Return only the lines from the top of the data down to the one that holds "(title) at (702,20)", both included, without any pictures.
- - - - - - -
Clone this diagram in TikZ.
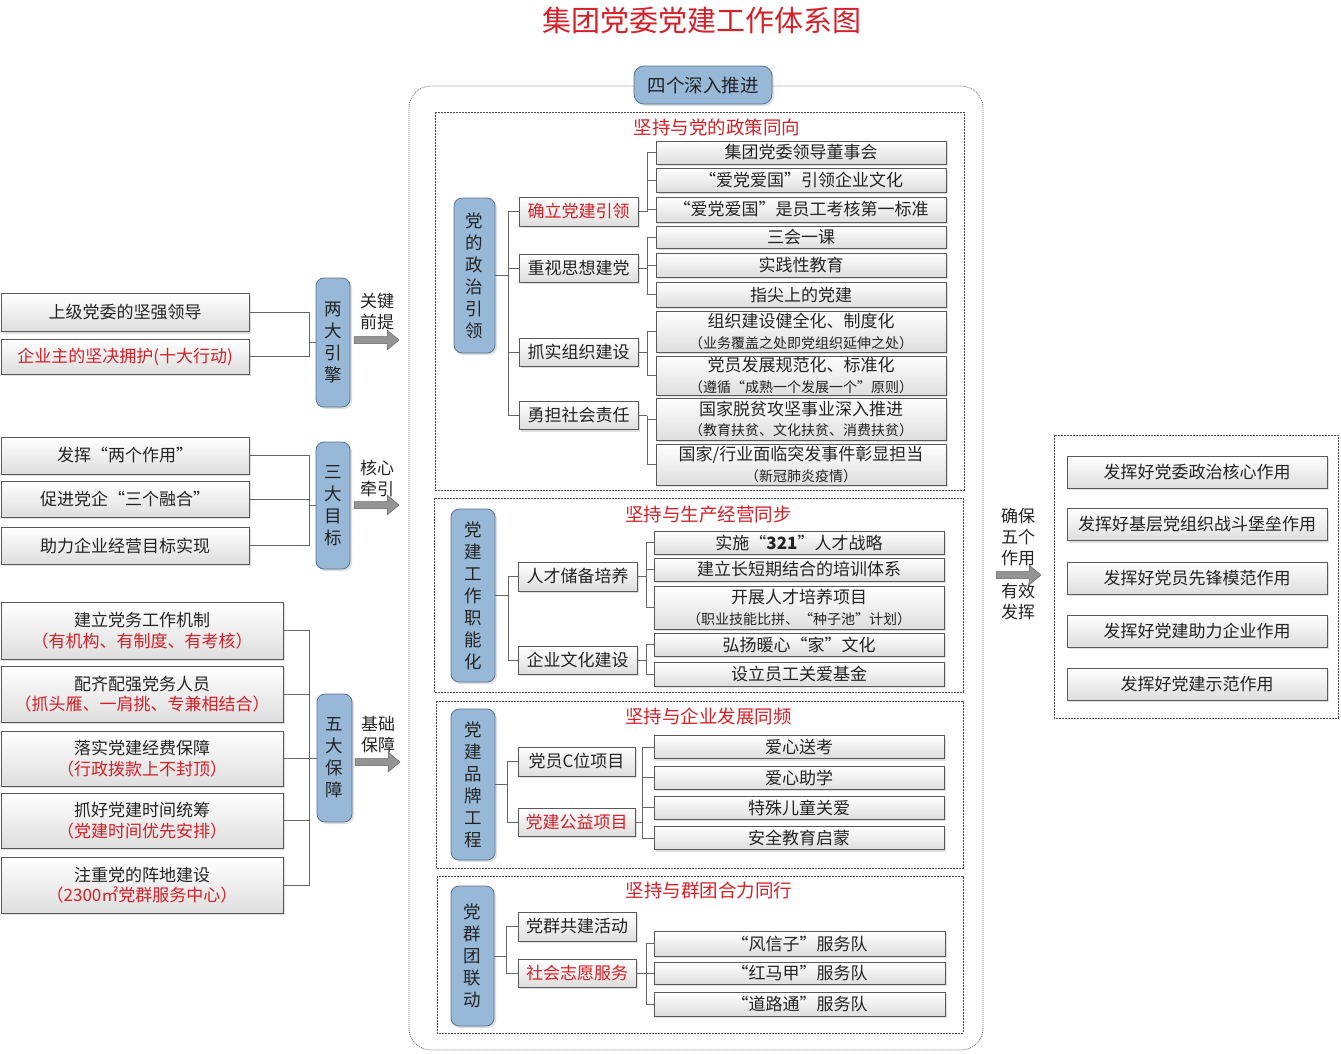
\documentclass[tikz,border=0pt]{standalone}
\usepackage{fontspec}
\setmainfont{Noto Sans CJK SC}
\newfontfamily\quanjiao{Noto Sans CJK SC}[RawFeature=+fwid]
\usetikzlibrary{shadows}

\definecolor{hongse}{RGB}{214,32,40}
\definecolor{lanse}{RGB}{152,184,216}
\definecolor{lanbian}{RGB}{88,114,146}
\definecolor{zi}{RGB}{35,35,35}
\newcommand{\xiaozi}{\fontsize{14}{16}\selectfont}
\newcommand{\zuo}{{\quanjiao “}}
\newcommand{\you}{{\quanjiao ”}}

\tikzset{
	kuang/.style={draw=black!65, line width=0.8pt, top color=white, bottom color=black!13,
		inner sep=0pt, text=zi, align=center, font=\fontsize{17}{20.5}\selectfont,
		drop shadow={opacity=0.25, shadow xshift=2pt, shadow yshift=-2pt}},
	zhu/.style={draw=lanbian, line width=0.8pt, fill=lanse, rounded corners=8pt, inner sep=0pt,
		text=zi, align=center, font=\fontsize{17.5}{22}\selectfont,
		drop shadow={opacity=0.25, shadow xshift=2pt, shadow yshift=-2pt}},
	biaoti/.style={text=hongse, font=\fontsize{18.5}{20}\selectfont},
	xuxian/.style={draw=black!70, dash pattern=on 2pt off 1pt, line width=0.6pt},
	link/.style={draw=black!60, line width=0.7pt},
	zhushi/.style={text=zi, align=center, font=\fontsize{17}{21}\selectfont},
	pics/jiantou/.style={code={
		\draw[draw=black!60, fill=black!42, line width=0.5pt]
			(0,-3.5) -- (33,-3.5) -- (33,-10) -- (45,0) -- (33,10) -- (33,3.5) -- (0,3.5) -- cycle;}}
}

\begin{document}
\begin{tikzpicture}[x=1pt, y=-1pt]
	\useasboundingbox (0,0) rectangle (1341,1053);
	\node[text=hongse, font=\fontsize{29}{32}\selectfont] (title) at (702,20) {集团党委党建工作体系图};

	% left side
	\node[kuang, minimum width=248, minimum height=38] (L1) at (125,312.5) {上级党委的坚强领导};
	\node[kuang, minimum width=248, minimum height=35, text=hongse] (L2) at (125,356.5) {企业主的坚决拥护(十大行动)};
	\node[kuang, minimum width=248, minimum height=37] (L3) at (125,455.5) {发挥\zuo{}两个作用\you};
	\node[kuang, minimum width=248, minimum height=36] (L4) at (125,499) {促进党企\zuo{}三个融合\you};
	\node[kuang, minimum width=248, minimum height=37] (L5) at (125,545.5) {助力企业经营目标实现};
	\node[kuang, minimum width=282, minimum height=57] (L6) at (142,630.5) {建立党务工作机制\\{\color{hongse}（有机构、有制度、有考核）}};
	\node[kuang, minimum width=282, minimum height=56] (L7) at (142,694) {配齐配强党务人员\\{\color{hongse}（抓头雁、一肩挑、专兼相结合）}};
	\node[kuang, minimum width=282, minimum height=55] (L8) at (142,758.5) {落实党建经费保障\\{\color{hongse}（行政拨款上不封顶）}};
	\node[kuang, minimum width=282, minimum height=55] (L9) at (142,820.5) {抓好党建时间统筹\\{\color{hongse}（党建时间优先安排）}};
	\node[kuang, minimum width=282, minimum height=56] (L10) at (142,885) {注重党的阵地建设\\{\color{hongse}（2300㎡党群服务中心）}};

	\node[zhu, minimum width=34, minimum height=129] (P1) at (333,342.5) {两\\大\\引\\擎};
	\node[zhu, minimum width=34, minimum height=127] (P2) at (333,505.5) {三\\大\\目\\标};
	\node[zhu, minimum width=35, minimum height=128] (P3) at (334.5,758) {五\\大\\保\\障};

	\coordinate (j1) at ([xshift=-6pt]P1.west);
	\coordinate (j2) at ([xshift=-6pt]P2.west);
	\coordinate (j3) at ([xshift=-7pt]P3.west);
	\draw[link] (P1.west) -- (j1);
	\draw[link] (P2.west) -- (j2);
	\draw[link] (P3.west) -- (j3);
	\foreach \b in {L1,L2} \draw[link] (\b.east) -| (j1);
	\foreach \b in {L3,L4,L5} \draw[link] (\b.east) -| (j2);
	\foreach \b in {L6,L7,L8,L9,L10} \draw[link] (\b.east) -| (j3);

	\node[zhushi] (k1) at (377,312) {关键\\前提};
	\node[zhushi] (k2) at (377,478) {核心\\牵引};
	\node[zhushi] (k3) at (378,735) {基础\\保障};
	\pic at (354,340) {jiantou};
	\pic at (354,505) {jiantou};
	\pic at (355,762) {jiantou};

	% middle frame
	\draw[draw=black!55, dash pattern=on 1pt off 1pt, line width=0.8pt, rounded corners=22pt] (409,86) rectangle (983,1050);
	\node[zhu, rounded corners=10pt, font=\fontsize{18.5}{20}\selectfont, minimum width=138, minimum height=38] (P0) at (703,85) {四个深入推进};

	% part 1
	\draw[xuxian] (435,112) rectangle (964,490);
	\node[biaoti] (T1) at (717,127) {坚持与党的政策同向};
	\node[zhu, minimum width=41, minimum height=155] (Q1) at (474.5,275.5) {党\\的\\政\\治\\引\\领};
	\node[kuang, minimum width=119, minimum height=29, text=hongse] (B11) at (578.5,211.5) {确立党建引领};
	\node[kuang, minimum width=119, minimum height=28] (B12) at (578.5,268) {重视思想建党};
	\node[kuang, minimum width=119, minimum height=28] (B13) at (578.5,352) {抓实组织建设};
	\node[kuang, minimum width=119, minimum height=28] (B14) at (578.5,415.5) {勇担社会责任};
	\foreach \n/\y/\h/\t in {C11/152.5/23/集团党委领导董事会, C12/180/24/\zuo{}爱党爱国\you{}引领企业文化,
		C13/209.5/25/\zuo{}爱党爱国\you{}是员工考核第一标准, C14/237/22/三会一课,
		C15/265/24/实践性教育, C16/294.5/25/指尖上的党建}
		\node[kuang, minimum width=290, minimum height=\h] (\n) at (801,\y) {\t};
	\node[kuang, minimum width=290, minimum height=41] (C17) at (801,331.5) {组织建设健全化、制度化\\{\xiaozi （业务覆盖之处即党组织延伸之处）}};
	\node[kuang, minimum width=290, minimum height=39] (C18) at (801,375.5) {党员发展规范化、标准化\\{\xiaozi （遵循\zuo{}成熟一个发展一个\you{}原则）}};
	\node[kuang, minimum width=290, minimum height=42] (C19) at (801,419) {国家脱贫攻坚事业深入推进\\{\xiaozi （教育扶贫、文化扶贫、消费扶贫）}};
	\node[kuang, minimum width=290, minimum height=41] (C1a) at (801,464.5) {国家/行业面临突发事件彰显担当\\{\xiaozi （新冠肺炎疫情）}};
	\coordinate (jq1) at ([xshift=13pt]Q1.east);
	\draw[link] (Q1.east) -- (jq1);
	\foreach \b in {B11,B12,B13,B14} \draw[link] (\b.west) -| (jq1);
	\foreach \p/\cs in {B11/{C11,C12,C13}, B12/{C14,C15,C16}, B13/{C17,C18}, B14/{C19,C1a}} {
		\coordinate (j\p) at ([xshift=9pt]\p.east);
		\draw[link] (\p.east) -- (j\p);
		\foreach \c in \cs \draw[link] (\c.west) -| (j\p);
	}

	% part 2
	\draw[xuxian] (434,498) rectangle (963,692);
	\node[biaoti] (T2) at (708.5,515) {坚持与生产经营同步};
	\node[zhu, minimum width=44, minimum height=173] (Q2) at (473,595.5) {党\\建\\工\\作\\职\\能\\化};
	\node[kuang, minimum width=119, minimum height=29] (B21) at (577.5,576.5) {人才储备培养};
	\node[kuang, minimum width=119, minimum height=28] (B22) at (577.5,660) {企业文化建设};
	\node[kuang, minimum width=290, minimum height=23] (C21) at (799,542.5) {实施\zuo\textbf{321}\you{}人才战略};
	\node[kuang, minimum width=290, minimum height=23] (C22) at (799,569.5) {建立长短期结合的培训体系};
	\node[kuang, minimum width=290, minimum height=43] (C23) at (799,607.5) {开展人才培养项目\\{\xiaozi （职业技能比拼、\zuo{}种子池\you{}计划）}};
	\node[kuang, minimum width=290, minimum height=23] (C24) at (799,644.5) {弘扬暖心\zuo{}家\you{}文化};
	\node[kuang, minimum width=290, minimum height=24] (C25) at (799,674) {设立员工关爱基金};
	\coordinate (jq2) at ([xshift=13pt]Q2.east);
	\draw[link] (Q2.east) -- (jq2);
	\foreach \b in {B21,B22} \draw[link] (\b.west) -| (jq2);
	\foreach \p/\cs in {B21/{C21,C22,C23}, B22/{C24,C25}} {
		\coordinate (j\p) at ([xshift=9pt]\p.east);
		\draw[link] (\p.east) -- (j\p);
		\foreach \c in \cs \draw[link] (\c.west) -| (j\p);
	}

	% part 3
	\draw[xuxian] (436,701) rectangle (963,868);
	\node[biaoti] (T3) at (708.5,716) {坚持与企业发展同频};
	\node[zhu, minimum width=44, minimum height=151] (Q3) at (473,784.5) {党\\建\\品\\牌\\工\\程};
	\node[kuang, minimum width=117, minimum height=29] (B31) at (576.5,761.5) {党员C位项目};
	\node[kuang, minimum width=117, minimum height=28, text=hongse] (B32) at (576.5,822) {党建公益项目};
	\foreach \n/\y/\t in {C31/747/爱心送考, C32/777.5/爱心助学, C33/807.5/特殊儿童关爱, C34/838/安全教育启蒙}
		\node[kuang, minimum width=290, minimum height=23] (\n) at (799,\y) {\t};
	\coordinate (jq3) at ([xshift=12pt]Q3.east);
	\draw[link] (Q3.east) -- (jq3);
	\foreach \b in {B31,B32} \draw[link] (\b.west) -| (jq3);
	\coordinate (jB32) at ([xshift=7pt]B32.east);
	\draw[link] (B32.east) -- (jB32);
	\foreach \c in {C31,C32,C33,C34} \draw[link] (\c.west) -| (jB32);

	% part 4
	\draw[xuxian] (437,876) rectangle (963,1033);
	\node[biaoti] (T4) at (709,890) {坚持与群团合力同行};
	\node[zhu, minimum width=43, minimum height=140] (Q4) at (472.5,956) {党\\群\\团\\联\\动};
	\node[kuang, minimum width=118, minimum height=29] (B41) at (577,926.5) {党群共建活动};
	\node[kuang, minimum width=118, minimum height=28, text=hongse] (B42) at (577,973) {社会志愿服务};
	\node[kuang, minimum width=291, minimum height=25] (C41) at (799.5,943.5) {\zuo{}风信子\you{}服务队};
	\node[kuang, minimum width=291, minimum height=22] (C42) at (799.5,973) {\zuo{}红马甲\you{}服务队};
	\node[kuang, minimum width=291, minimum height=24] (C43) at (799.5,1004) {\zuo{}道路通\you{}服务队};
	\coordinate (jq4) at ([xshift=12pt]Q4.east);
	\draw[link] (Q4.east) -- (jq4);
	\foreach \b in {B41,B42} \draw[link] (\b.west) -| (jq4);
	\coordinate (jB42) at ([xshift=10pt]B42.east);
	\draw[link] (B42.east) -- (jB42);
	\foreach \c in {C41,C42,C43} \draw[link] (\c.west) -| (jB42);

	% right side
	\node[zhushi] (k4) at (1018,537) {确保\\五个\\作用};
	\node[zhushi] (k5) at (1018,602) {有效\\发挥};
	\pic at (996,575) {jiantou};
	\draw[xuxian] (1054,435) rectangle (1338,718);
	\foreach \n/\y/\t in {R1/472/发挥好党委政治核心作用, R2/524.5/发挥好基层党组织战斗堡垒作用,
		R3/578/发挥好党员先锋模范作用, R4/631/发挥好党建助力企业作用, R5/684/发挥好党建示范作用}
		\node[kuang, minimum width=260, minimum height=32] (\n) at (1197,\y) {\t};
\end{tikzpicture}
\end{document}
- - - - - - -
SOLUTION FOR THIS TASK:
Clone this diagram in TikZ.
\documentclass[tikz,border=0pt]{standalone}
\usepackage{fontspec}
\setmainfont{Noto Sans CJK SC}
\newfontfamily\quanjiao{Noto Sans CJK SC}[RawFeature=+fwid]
\usetikzlibrary{shadows}

\definecolor{hongse}{RGB}{214,32,40}
\definecolor{lanse}{RGB}{152,184,216}
\definecolor{lanbian}{RGB}{88,114,146}
\definecolor{zi}{RGB}{35,35,35}
\newcommand{\xiaozi}{\fontsize{14}{16}\selectfont}
\newcommand{\zuo}{{\quanjiao “}}
\newcommand{\you}{{\quanjiao ”}}

\tikzset{
	kuang/.style={draw=black!65, line width=0.8pt, top color=white, bottom color=black!13,
		inner sep=0pt, text=zi, align=center, font=\fontsize{17}{20.5}\selectfont,
		drop shadow={opacity=0.25, shadow xshift=2pt, shadow yshift=-2pt}},
	zhu/.style={draw=lanbian, line width=0.8pt, fill=lanse, rounded corners=8pt, inner sep=0pt,
		text=zi, align=center, font=\fontsize{17.5}{22}\selectfont,
		drop shadow={opacity=0.25, shadow xshift=2pt, shadow yshift=-2pt}},
	biaoti/.style={text=hongse, font=\fontsize{18.5}{20}\selectfont},
	xuxian/.style={draw=black!70, dash pattern=on 2pt off 1pt, line width=0.6pt},
	link/.style={draw=black!60, line width=0.7pt},
	zhushi/.style={text=zi, align=center, font=\fontsize{17}{21}\selectfont},
	pics/jiantou/.style={code={
		\draw[draw=black!60, fill=black!42, line width=0.5pt]
			(0,-3.5) -- (33,-3.5) -- (33,-10) -- (45,0) -- (33,10) -- (33,3.5) -- (0,3.5) -- cycle;}}
}

\begin{document}
\begin{tikzpicture}[x=1pt, y=-1pt]
	\useasboundingbox (0,0) rectangle (1341,1053);
	\node[text=hongse, font=\fontsize{29}{32}\selectfont] (title) at (702,20) {集团党委党建工作体系图};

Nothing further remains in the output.